— START —

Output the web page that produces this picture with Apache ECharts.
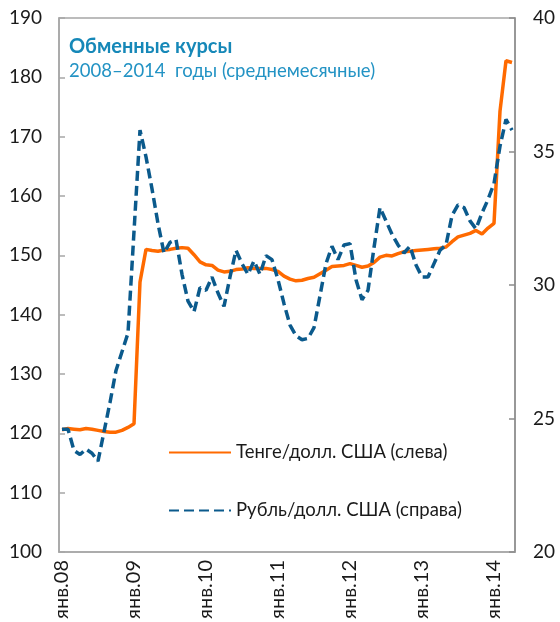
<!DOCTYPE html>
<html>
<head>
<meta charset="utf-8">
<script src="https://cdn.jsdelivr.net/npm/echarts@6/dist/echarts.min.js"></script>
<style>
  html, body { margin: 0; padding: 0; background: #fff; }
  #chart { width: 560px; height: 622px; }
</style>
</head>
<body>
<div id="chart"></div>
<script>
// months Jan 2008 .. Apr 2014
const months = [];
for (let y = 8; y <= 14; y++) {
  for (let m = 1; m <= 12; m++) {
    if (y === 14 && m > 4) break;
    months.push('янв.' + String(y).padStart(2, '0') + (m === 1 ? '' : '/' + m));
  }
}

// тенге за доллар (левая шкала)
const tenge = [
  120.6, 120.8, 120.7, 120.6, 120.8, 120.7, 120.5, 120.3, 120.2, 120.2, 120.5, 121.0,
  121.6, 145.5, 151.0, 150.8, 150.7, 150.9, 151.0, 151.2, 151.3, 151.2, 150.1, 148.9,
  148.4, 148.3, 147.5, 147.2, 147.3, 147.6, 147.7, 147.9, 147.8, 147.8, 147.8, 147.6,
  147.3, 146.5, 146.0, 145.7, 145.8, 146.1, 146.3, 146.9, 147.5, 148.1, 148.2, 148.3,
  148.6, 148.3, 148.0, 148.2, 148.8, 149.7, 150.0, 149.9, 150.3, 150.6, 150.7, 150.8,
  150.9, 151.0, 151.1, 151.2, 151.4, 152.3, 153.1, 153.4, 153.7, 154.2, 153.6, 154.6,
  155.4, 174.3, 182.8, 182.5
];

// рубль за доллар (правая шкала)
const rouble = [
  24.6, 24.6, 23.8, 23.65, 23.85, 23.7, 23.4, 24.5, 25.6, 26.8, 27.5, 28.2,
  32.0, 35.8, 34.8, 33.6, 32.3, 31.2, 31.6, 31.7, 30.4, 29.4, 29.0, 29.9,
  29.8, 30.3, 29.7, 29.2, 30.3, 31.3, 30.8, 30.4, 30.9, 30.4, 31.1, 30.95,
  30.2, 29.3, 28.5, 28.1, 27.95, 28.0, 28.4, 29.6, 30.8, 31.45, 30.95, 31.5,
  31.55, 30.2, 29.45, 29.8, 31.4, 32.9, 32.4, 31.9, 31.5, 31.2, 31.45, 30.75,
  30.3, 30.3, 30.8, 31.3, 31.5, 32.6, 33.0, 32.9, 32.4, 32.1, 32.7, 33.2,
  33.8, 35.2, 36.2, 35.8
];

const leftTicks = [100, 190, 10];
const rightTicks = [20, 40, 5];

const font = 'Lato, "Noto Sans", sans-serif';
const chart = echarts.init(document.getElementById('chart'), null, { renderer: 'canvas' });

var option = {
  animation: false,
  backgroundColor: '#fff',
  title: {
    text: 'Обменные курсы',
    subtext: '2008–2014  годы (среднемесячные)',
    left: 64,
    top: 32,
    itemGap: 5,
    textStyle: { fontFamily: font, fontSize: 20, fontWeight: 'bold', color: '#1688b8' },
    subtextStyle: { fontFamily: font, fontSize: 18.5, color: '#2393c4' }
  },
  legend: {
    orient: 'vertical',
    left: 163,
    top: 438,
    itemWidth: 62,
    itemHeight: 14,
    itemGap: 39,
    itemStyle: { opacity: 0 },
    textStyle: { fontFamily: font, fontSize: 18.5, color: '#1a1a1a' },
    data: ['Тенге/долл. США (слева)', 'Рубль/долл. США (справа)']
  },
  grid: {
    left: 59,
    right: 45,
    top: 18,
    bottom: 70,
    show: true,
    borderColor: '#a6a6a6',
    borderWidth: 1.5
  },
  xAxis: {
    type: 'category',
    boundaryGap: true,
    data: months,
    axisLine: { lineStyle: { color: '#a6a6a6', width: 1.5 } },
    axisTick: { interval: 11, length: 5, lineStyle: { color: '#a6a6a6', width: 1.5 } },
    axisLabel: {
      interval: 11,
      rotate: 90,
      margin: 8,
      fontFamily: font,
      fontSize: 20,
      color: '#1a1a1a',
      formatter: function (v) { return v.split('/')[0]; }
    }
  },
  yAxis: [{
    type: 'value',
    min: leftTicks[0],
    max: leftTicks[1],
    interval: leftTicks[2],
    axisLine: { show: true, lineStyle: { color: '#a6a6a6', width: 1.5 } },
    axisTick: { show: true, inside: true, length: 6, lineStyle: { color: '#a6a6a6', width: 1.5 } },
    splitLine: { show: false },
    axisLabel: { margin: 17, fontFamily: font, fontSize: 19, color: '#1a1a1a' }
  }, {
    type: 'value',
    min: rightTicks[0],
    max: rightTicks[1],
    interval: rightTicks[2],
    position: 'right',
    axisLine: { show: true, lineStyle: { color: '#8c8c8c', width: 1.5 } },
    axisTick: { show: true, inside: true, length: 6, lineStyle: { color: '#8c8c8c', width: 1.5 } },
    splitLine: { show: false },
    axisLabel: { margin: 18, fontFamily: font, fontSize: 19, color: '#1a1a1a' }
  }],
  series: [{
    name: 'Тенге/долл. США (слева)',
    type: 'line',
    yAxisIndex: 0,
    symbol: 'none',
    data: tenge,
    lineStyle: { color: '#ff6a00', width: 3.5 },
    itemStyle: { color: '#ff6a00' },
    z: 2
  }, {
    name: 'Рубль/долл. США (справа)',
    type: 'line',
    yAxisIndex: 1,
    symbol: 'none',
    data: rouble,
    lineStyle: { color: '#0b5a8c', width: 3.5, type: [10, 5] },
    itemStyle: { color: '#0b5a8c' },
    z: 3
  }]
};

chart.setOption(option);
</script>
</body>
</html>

— END —

(INSTRUCTIONS TO FOLLOW) Quote, please, every line of the material above from its start through the line that has "const rightTicks = [20, 40, 5];", reproducing the words exactly and dropping any images.

(COMPLETE RESPONSE)
Output the web page that produces this picture with Apache ECharts.
<!DOCTYPE html>
<html>
<head>
<meta charset="utf-8">
<script src="https://cdn.jsdelivr.net/npm/echarts@6/dist/echarts.min.js"></script>
<style>
  html, body { margin: 0; padding: 0; background: #fff; }
  #chart { width: 560px; height: 622px; }
</style>
</head>
<body>
<div id="chart"></div>
<script>
// months Jan 2008 .. Apr 2014
const months = [];
for (let y = 8; y <= 14; y++) {
  for (let m = 1; m <= 12; m++) {
    if (y === 14 && m > 4) break;
    months.push('янв.' + String(y).padStart(2, '0') + (m === 1 ? '' : '/' + m));
  }
}

// тенге за доллар (левая шкала)
const tenge = [
  120.6, 120.8, 120.7, 120.6, 120.8, 120.7, 120.5, 120.3, 120.2, 120.2, 120.5, 121.0,
  121.6, 145.5, 151.0, 150.8, 150.7, 150.9, 151.0, 151.2, 151.3, 151.2, 150.1, 148.9,
  148.4, 148.3, 147.5, 147.2, 147.3, 147.6, 147.7, 147.9, 147.8, 147.8, 147.8, 147.6,
  147.3, 146.5, 146.0, 145.7, 145.8, 146.1, 146.3, 146.9, 147.5, 148.1, 148.2, 148.3,
  148.6, 148.3, 148.0, 148.2, 148.8, 149.7, 150.0, 149.9, 150.3, 150.6, 150.7, 150.8,
  150.9, 151.0, 151.1, 151.2, 151.4, 152.3, 153.1, 153.4, 153.7, 154.2, 153.6, 154.6,
  155.4, 174.3, 182.8, 182.5
];

// рубль за доллар (правая шкала)
const rouble = [
  24.6, 24.6, 23.8, 23.65, 23.85, 23.7, 23.4, 24.5, 25.6, 26.8, 27.5, 28.2,
  32.0, 35.8, 34.8, 33.6, 32.3, 31.2, 31.6, 31.7, 30.4, 29.4, 29.0, 29.9,
  29.8, 30.3, 29.7, 29.2, 30.3, 31.3, 30.8, 30.4, 30.9, 30.4, 31.1, 30.95,
  30.2, 29.3, 28.5, 28.1, 27.95, 28.0, 28.4, 29.6, 30.8, 31.45, 30.95, 31.5,
  31.55, 30.2, 29.45, 29.8, 31.4, 32.9, 32.4, 31.9, 31.5, 31.2, 31.45, 30.75,
  30.3, 30.3, 30.8, 31.3, 31.5, 32.6, 33.0, 32.9, 32.4, 32.1, 32.7, 33.2,
  33.8, 35.2, 36.2, 35.8
];

const leftTicks = [100, 190, 10];
const rightTicks = [20, 40, 5];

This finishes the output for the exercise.